Factors That Influence Minimum Efficient Scale
The level of MES varies across industries due to several factors.
Technology
Industries that require expensive machinery and advanced technology often have a higher minimum efficient scale because large production volumes are needed to spread fixed costs.
Capital Requirements
Businesses with significant startup costs may need substantial output before reaching efficient operation levels.
Market Size
The size of the market influences MES. In smaller markets, firms may reach efficient production at lower output levels than in global industries.
Production Processes
Highly automated industries typically require larger scales of production to achieve maximum efficiency.
Distribution Networks
Businesses with extensive logistics and distribution systems may benefit from larger operating scales.
Examples of Minimum Efficient Scale
Different industries have different MES levels.
Automobile Manufacturing
Car manufacturers often have a high minimum efficient scale because factories, machinery, research, and development involve substantial fixed costs.
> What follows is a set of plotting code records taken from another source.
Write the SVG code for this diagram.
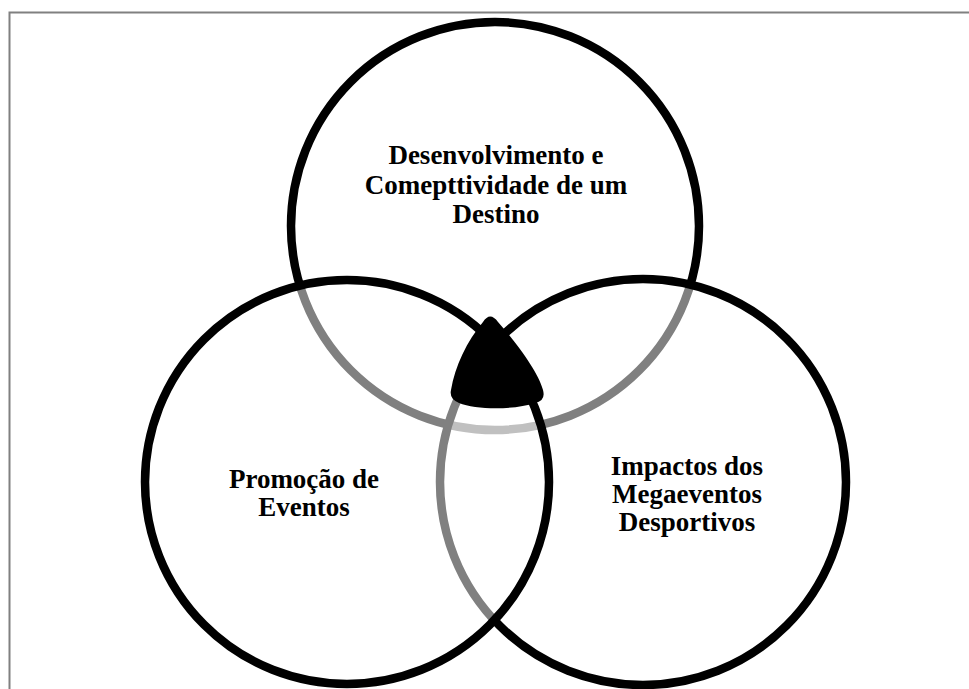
<svg xmlns="http://www.w3.org/2000/svg" width="969" height="689" viewBox="0 0 969 689">
  <style>
    .ring { fill: #ffffff; fill-opacity: 0.5; stroke: #000000; stroke-width: 8.5; }
    .lbl { font-family: "Liberation Serif", "Times New Roman", serif; font-weight: bold; font-size: 27px; fill: #000000; text-anchor: middle; }
  </style>
  <rect x="0" y="0" width="969" height="689" fill="#ffffff"/>
  <rect x="9.5" y="12.5" width="980" height="700" fill="none" stroke="#808080" stroke-width="2"/>
  <g id="node-destino">
    <circle class="ring" cx="495" cy="226" r="204"/>
    <text class="lbl" x="496" y="164">Desenvolvimento e</text>
    <text class="lbl" x="496" y="194">Comepttividade de um</text>
    <text class="lbl" x="496" y="223">Destino</text>
  </g>
  <g id="node-impactos">
    <circle class="ring" cx="643" cy="482" r="203"/>
    <text class="lbl" x="687" y="475">Impactos dos</text>
    <text class="lbl" x="687" y="503">Megaeventos</text>
    <text class="lbl" x="687" y="531">Desportivos</text>
  </g>
  <g id="node-promocao">
    <circle class="ring" cx="347" cy="482" r="202"/>
    <text class="lbl" x="304" y="488">Promoção de</text>
    <text class="lbl" x="304" y="516">Eventos</text>
  </g>
  <g id="node-centro">
    <path d="M 483,322 Q 490,311 498,322 C 518,345 538,372 543,390 Q 546,401 535,403 C 515,410 476,410 459,403 Q 449,399 451,390 C 455,366 467,341 483,322 Z" fill="#000000"/>
  </g>
  <g id="connectors"></g>
</svg>
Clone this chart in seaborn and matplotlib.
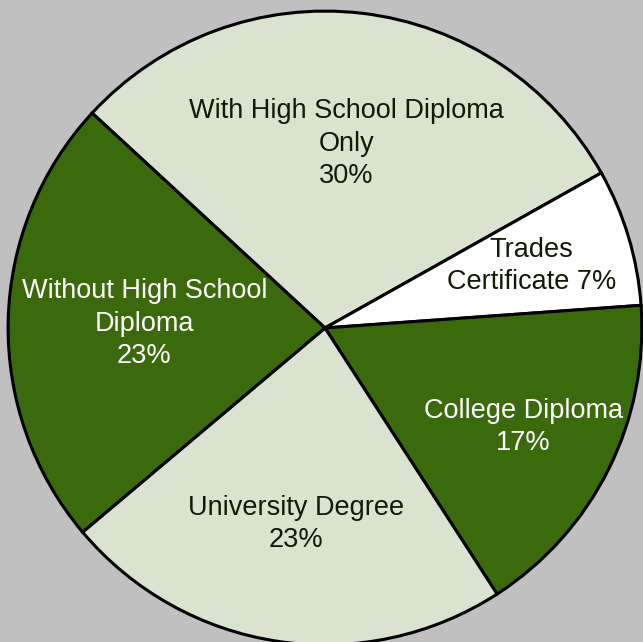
import matplotlib
matplotlib.use("Agg")
import matplotlib.pyplot as plt
import seaborn as sns
import numpy as np

sns.set_theme(style="white")
plt.rcParams['font.family'] = ['Liberation Sans', 'DejaVu Sans']

labels = ["With High School Diploma\nOnly", "Trades\nCertificate", "College Diploma",
          "University Degree", "Without High School\nDiploma"]
values = [30, 7, 17, 23, 23]
pct_text = ["30%", "7%", "17%", "23%", "23%"]
joiner = ["\n", " ", "\n", "\n", "\n"]

colors = ["#DAE3D0", "#FFFFFF", "#3A6A0B", "#DAE3D0", "#3A6A0B"]
text_colors = ["#101A05", "#101A05", "#FFFFFF", "#101A05", "#FFFFFF"]
label_dist = [0.585, 0.68, 0.70, 0.625, 0.57]

fig = plt.figure(figsize=(6.43, 6.42), dpi=100)
fig.patch.set_facecolor("#C0C0C0")
ax = fig.add_axes([0, 0, 1, 1])
ax.set_facecolor("#C0C0C0")

wedges, _ = ax.pie(values, colors=colors, startangle=137.3, counterclock=False,
                   wedgeprops=dict(edgecolor="black", linewidth=2.2))

for w, lab, p, j, tc, d in zip(wedges, labels, pct_text, joiner, text_colors, label_dist):
    ang = np.deg2rad((w.theta1 + w.theta2) / 2)
    ax.text(d * np.cos(ang), d * np.sin(ang), lab + j + p, ha="center", va="center",
            fontsize=19.5, color=tc, linespacing=1.33)

ax.set_xlim(-1.025, 1.003)
ax.set_ylim(-0.991, 1.035)
ax.set_aspect("equal")
ax.axis("off")

fig.savefig("out.png", dpi=100, facecolor=fig.get_facecolor())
Producing large volumes helps spread these costs across many vehicles.
Local Restaurants
Restaurants generally have a lower MES because they require less capital investment and can operate efficiently on a smaller scale.
Software Companies
Many software businesses can achieve efficiency relatively quickly because once the software is developed, additional copies can often be distributed at minimal cost.
Airlines
Airlines typically face a high MES due to aircraft costs, maintenance expenses, and operational infrastructure requirements.
Minimum Efficient Scale and Industry Structure
MES significantly influences how industries are organized.
Industries with Low MES
When MES is low, smaller firms can compete effectively. This often leads to highly competitive markets with many businesses.
Examples include:
- Local retail stores
- Restaurants
- Personal service providers
Industries with High MES
When MES is high, fewer firms dominate the market because large-scale production is necessary to achieve low costs.
Examples include:
- Automobile manufacturing
- Telecommunications
- Energy production
These industries often have higher barriers to entry and less competition.
Benefits of Reaching Minimum Efficient Scale
Companies that reach MES may experience several advantages:
- Lower average production costs
- Improved profitability
- Greater pricing flexibility
- Enhanced competitiveness
- More efficient resource utilization
- Stronger market position
These benefits help businesses operate more effectively and sustain long-term growth.
Potential Challenges Beyond MES
While reaching MES is beneficial, expanding beyond this point does not always lead to further cost reductions. In some cases, businesses may encounter diseconomies of scale.
Diseconomies of scale can occur when:
- Management becomes more complex
- Communication becomes less efficient
- Coordination challenges increase
- Bureaucracy slows decision-making
As a result, businesses must balance growth with operational efficiency.
How Businesses Use MES in Strategic Planning
Managers often analyze MES when making decisions about:
- Facility expansion
- Production capacity
- Market entry
- Investment opportunities
- Competitive strategy
By understanding their efficient production level, companies can avoid unnecessary costs and improve financial performance.
Conclusion
Minimum Efficient Scale is a fundamental economic concept that identifies the lowest production level at which a business can achieve its lowest average cost. It represents the point where economies of scale have been largely realized, allowing firms to operate efficiently and compete effectively.
Understanding MES helps businesses make smarter decisions about growth, production, and investment. Whether in manufacturing, technology, retail, or services, recognizing the importance of minimum efficient scale can contribute to improved efficiency, stronger competitiveness, and long-term success in the marketplace.